Not sure what the point is here, but ... in my experience as the hiring manager I haven't seen huge success in testing a candidate whether they can do the exact thing they will be doing in the first 6 months (in software engineering). I had better results in asking questions that bias towards a certain set of behavior traits (yes, this has other long-term problems) and not certain skills.

I understand that some candidates don't like it, because they are obviously good at something and want to be asked questions in that field. But ... I already know you are good at it because you said it on the CV, so i'm not wasting time with that (yes, if you are a good liar it takes us longer to find out).

So your example, working as intended?


And the culture is also promoting gameable interviews that tell one absolutely nothing to the interviewee about a candidate except that he has managed to parrot an answer from a online guide or DDIA.

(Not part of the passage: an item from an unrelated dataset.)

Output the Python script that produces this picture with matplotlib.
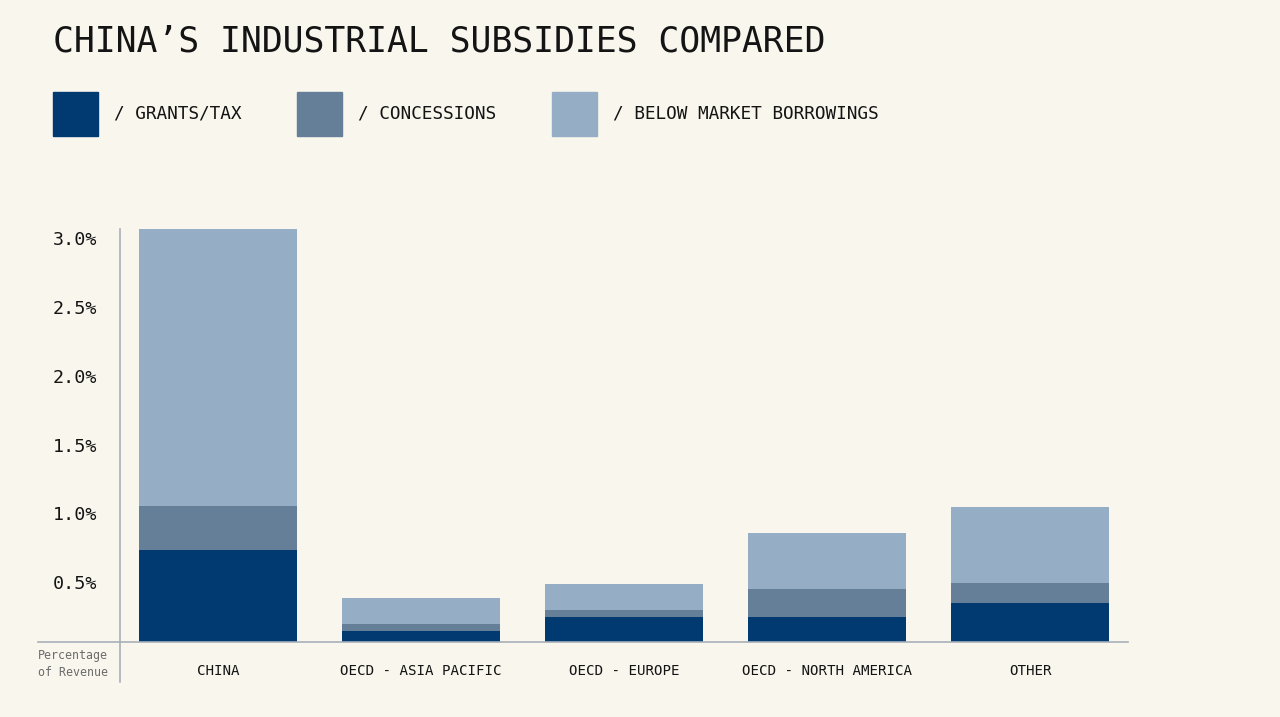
import matplotlib
matplotlib.use("Agg")
import matplotlib.pyplot as plt
from matplotlib.lines import Line2D
from matplotlib.patches import Rectangle
import numpy as np

categories = ["CHINA", "OECD - ASIA PACIFIC", "OECD - EUROPE", "OECD - NORTH AMERICA", "OTHER"]
grants_tax = [0.67, 0.08, 0.18, 0.18, 0.28]
concessions = [0.32, 0.05, 0.05, 0.20, 0.15]
below_market = [2.01, 0.19, 0.19, 0.41, 0.55]
series_names = ["GRANTS/TAX", "CONCESSIONS", "BELOW MARKET BORROWINGS"]
yticks = [0.5, 1.0, 1.5, 2.0, 2.5, 3.0]
ytick_labels = ["0.5%", "1.0%", "1.5%", "2.0%", "2.5%", "3.0%"]

BG = "#F9F6EE"
colors = ["#003A70", "#667F99", "#95ADC5"]
TXT = "#141414"
MONO = ["DejaVu Sans Mono"]

W, H = 1280, 717
fig = plt.figure(figsize=(12.8, 7.17), dpi=100, facecolor=BG)

def fx(px):
    return px / W

def fy(py):
    return 1 - py / H

ax_left, ax_right = 38, 1128
ax_bottom, ax_top = 641.7, 229.3
ax = fig.add_axes([fx(ax_left), fy(ax_bottom), fx(ax_right - ax_left), fy(ax_top) - fy(ax_bottom)])
ax.set_facecolor(BG)

x = np.arange(len(categories))
spacing = 203.0
xlim_lo = (ax_left - 218) / spacing
xlim_hi = (ax_right - 218) / spacing
ax.set_xlim(xlim_lo, xlim_hi)
ax.set_ylim(0, 3.0)

bw = 158 / spacing
b1 = np.array(grants_tax)
b2 = b1 + np.array(concessions)
ax.bar(x, grants_tax, width=bw, color=colors[0], zorder=2)
ax.bar(x, concessions, width=bw, bottom=b1, color=colors[1], zorder=2)
ax.bar(x, below_market, width=bw, bottom=b2, color=colors[2], zorder=2)

for s in ["top", "right", "left"]:
    ax.spines[s].set_visible(False)
ax.spines["bottom"].set_color("#A9AFB8")
ax.spines["bottom"].set_linewidth(1.2)
ax.set_xticks([])
ax.set_yticks([])

# y tick labels (placed just below their value, right aligned)
for v, lab in zip(yticks, ytick_labels):
    ax.annotate(lab, xy=(xlim_lo, v), xycoords="data", xytext=(97 - ax_left, -2),
                textcoords="offset pixels", ha="right", va="top",
                fontsize=13.2, family=MONO, color=TXT)

# category labels
for xi, c in zip(x, categories):
    ax.annotate(c, xy=(xi, 0), xycoords="data", xytext=(0, -(671 - ax_bottom)),
                textcoords="offset pixels", ha="center", va="center",
                fontsize=10.2, family=MONO, color=TXT)

# vertical axis line
fig.add_artist(Line2D([fx(120), fx(120)], [fy(229), fy(682)], color="#A9AFB8", lw=1.2))

# axis caption
fig.text(fx(108), fy(656), "Percentage", ha="right", va="center", fontsize=8.4,
         family=MONO, color="#6b6b6b")
fig.text(fx(108), fy(673), "of Revenue", ha="right", va="center", fontsize=8.4,
         family=MONO, color="#6b6b6b")

# title
fig.text(fx(53), fy(41), "CHINA\u2019S INDUSTRIAL SUBSIDIES COMPARED", ha="left", va="center",
         fontsize=25, family=MONO, color=TXT)

# legend
leg_x = [53, 297, 552]
for lx, col, name in zip(leg_x, colors, series_names):
    fig.add_artist(Rectangle((fx(lx), fy(136)), fx(45), fy(92) - fy(136), color=col,
                             transform=fig.transFigure))
    fig.text(fx(lx + 61), fy(114), "/ " + name, ha="left", va="center", fontsize=12.8,
             family=MONO, color=TXT)

fig.savefig("out.png", dpi=100, facecolor=BG)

I am sure a skilled interviewee can find the difference between a guy who knows his System design from one that does not. But its paradoxical to have a guide prepare someone on so many topics of which only 1% is what one person has done in their life.


My point was that the culture of system design interviews is not a good one. Its repeated to infinity at many companies.

> I had better results in asking questions that bias towards a certain set of behavior traits

I am curious. What do you ask? Like do you ask tech centric questions around Proactiveness, Empathy, Motivation, Conflict Resolution etc?


I still ask to design Twitter, but make it clear that it's about the process, and follow ups are driven by where the candidate leads to.

The material from OP won't prepare you for systems design interview (witch is also your point?). Only experience will, so we measure experience and leadership.

Juniors can apply to systems design openings and will be interviewed, but they end up as generic SWEs if hired. If one thinks one can work on distributed systems coming out of university you will have a hard time interviewing or not like it.